Member of Parliament, Lok Sabha
- In office 1957-1977
- Succeeded by: Bhagat Ram
- Constituency: Phillaur, Punjab

Personal details
- Born: January 1909 Domeli, Kapurthala, Punjab, British India
- Died: August 1975 (aged 66) Phillaur, Punjab
- Party: Indian National Congress
- Spouse: Rao Kaur
- Children: 6

= Chaudhary Sadhu Ram =

Indian politician

Chaudhary Sadhu Ram (January 1909 – August 1975) was an Indian politician and five-time Member of Parliament.

==Early life==
Chaudhary Sadhu Ram was born in 1909 in Domeli, a village in the Kapurthala district of Punjab, into a Chamar family. His father's name was Jawahar Mal, and he received his early education at Khalsa High School in Domeli. Before entering politics,

He worked in the leather trade in Jalandhar and became one of the wealthiest members of the Chamar community in the Doaba region.

==Movement==
In late 1920s he joined Ad-Dharm movement founded by Mangu Ram Mugowalia. He became an active member of the movement but due to rifts among the leaders he led a separate faction, "All Indian Ad Dharm Mandal", headquartering at Lyallpur, Punjab.
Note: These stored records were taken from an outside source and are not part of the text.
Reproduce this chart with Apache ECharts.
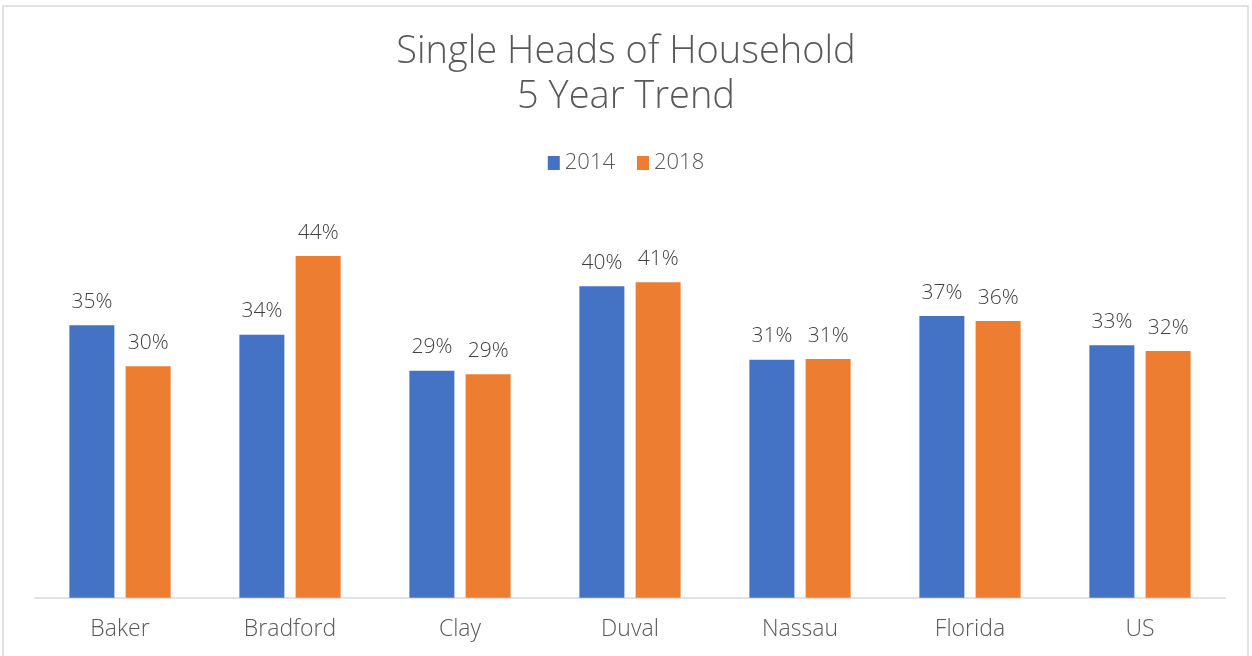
<!DOCTYPE html>
<html>
<head>
<meta charset="utf-8">
<script src="https://cdn.jsdelivr.net/npm/echarts@6/dist/echarts.min.js"></script>
<style>
  html, body { margin: 0; padding: 0; background: #fff; }
  #chart { width: 1252px; height: 656px; }
</style>
</head>
<body>
<div id="chart"></div>
<script>
    'use strict';

    // categories and the two survey years
    var categories = ['Baker', 'Bradford', 'Clay', 'Duval', 'Nassau', 'Florida', 'US'];
    var values2014 = [0.3535, 0.3413, 0.2946, 0.4042, 0.3089, 0.3656, 0.3276];
    var values2018 = [0.3003, 0.4435, 0.2899, 0.4094, 0.3098, 0.3591, 0.3202];

    var FONT = '"Open Sans", Lato, sans-serif';

    var chart = echarts.init(document.getElementById('chart'));

    var pct = function(p) {
        return Math.round(p.value * 100) + '%';
    };

    var barLabel = {
        show: true,
        position: 'top',
        distance: 13,
        formatter: pct,
        color: '#404040',
        fontSize: 21,
        fontWeight: 300,
        fontFamily: FONT
    };

    chart.setOption({
        backgroundColor: '#fff',
        animation: false,
        title: {
            text: 'Single Heads of Household\n5 Year Trend',
            left: 'center',
            top: 25,
            textStyle: {
                color: '#595959',
                fontSize: 38,
                fontWeight: 300,
                lineHeight: 45,
                fontFamily: FONT
            }
        },
        legend: {
            top: 147,
            left: 'center',
            itemWidth: 12,
            itemHeight: 14,
            itemGap: 22,
            icon: 'rect',
            textStyle: { color: '#595959', fontSize: 22, fontWeight: 300, fontFamily: FONT }
        },
        graphic: [{
            type: 'rect',
            shape: { x: 3, y: 6, width: 1245, height: 670 },
            style: { fill: 'none', stroke: '#d9d9d9', lineWidth: 1.5 },
            silent: true
        }],
        grid: { left: 35, right: 27, top: 212.5, bottom: 58.3 },
        xAxis: {
            type: 'category',
            data: categories,
            axisLine: { lineStyle: { color: '#d9d9d9', width: 1.5 } },
            axisTick: { show: false },
            axisLabel: { color: '#595959', fontSize: 23, fontWeight: 300, margin: 20, fontFamily: FONT }
        },
        yAxis: {
            type: 'value',
            min: 0,
            max: 0.5,
            interval: 0.1,
            show: false,
            splitLine: { show: false }
        },
        series: [
            {
                name: '2014',
                type: 'bar',
                data: values2014,
                barWidth: 45,
                barGap: '25%',
                itemStyle: { color: '#4472C4' },
                label: barLabel
            },
            {
                name: '2018',
                type: 'bar',
                data: values2018,
                barWidth: 45,
                itemStyle: { color: '#ED7D31' },
                label: barLabel
            }
        ]
    });
</script>
</body>
</html>
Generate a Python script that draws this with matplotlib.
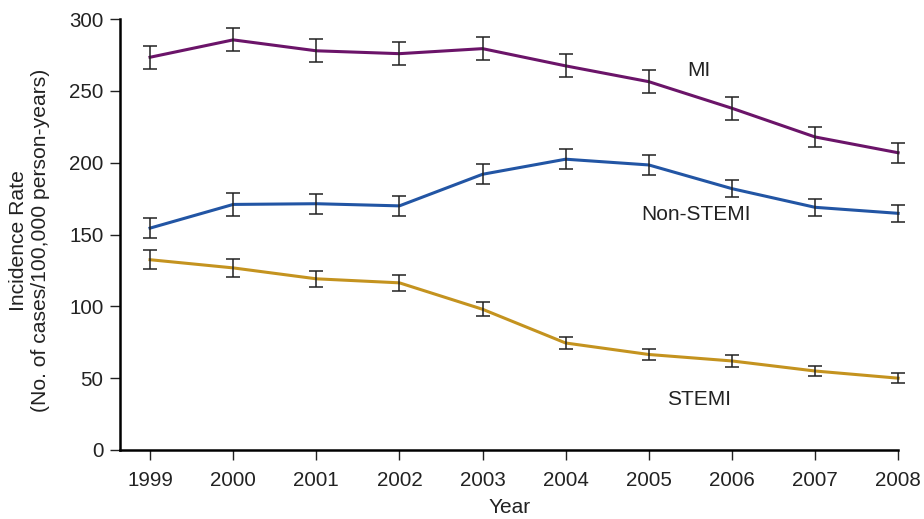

He became a close aid of Dr. B.R. Ambedkar and joined Scheduled Castes Federation and became its president of state unit in 1942.

==Politics==

In 1946, he joined Indian National Congress and in 1954 became convenor of Depressed Classes League for PEPSU state.

In 1952, he fought his first election from Phagwara constituency of PEPSU Legislative Assembly and became Deputy Minister for Home Affairs.

In 1957 India general elections he won Jullundar Lok Sabha constituency and in 3rd, 4th and 5th Lok Sabha elections from Phillaur constituency of Punjab.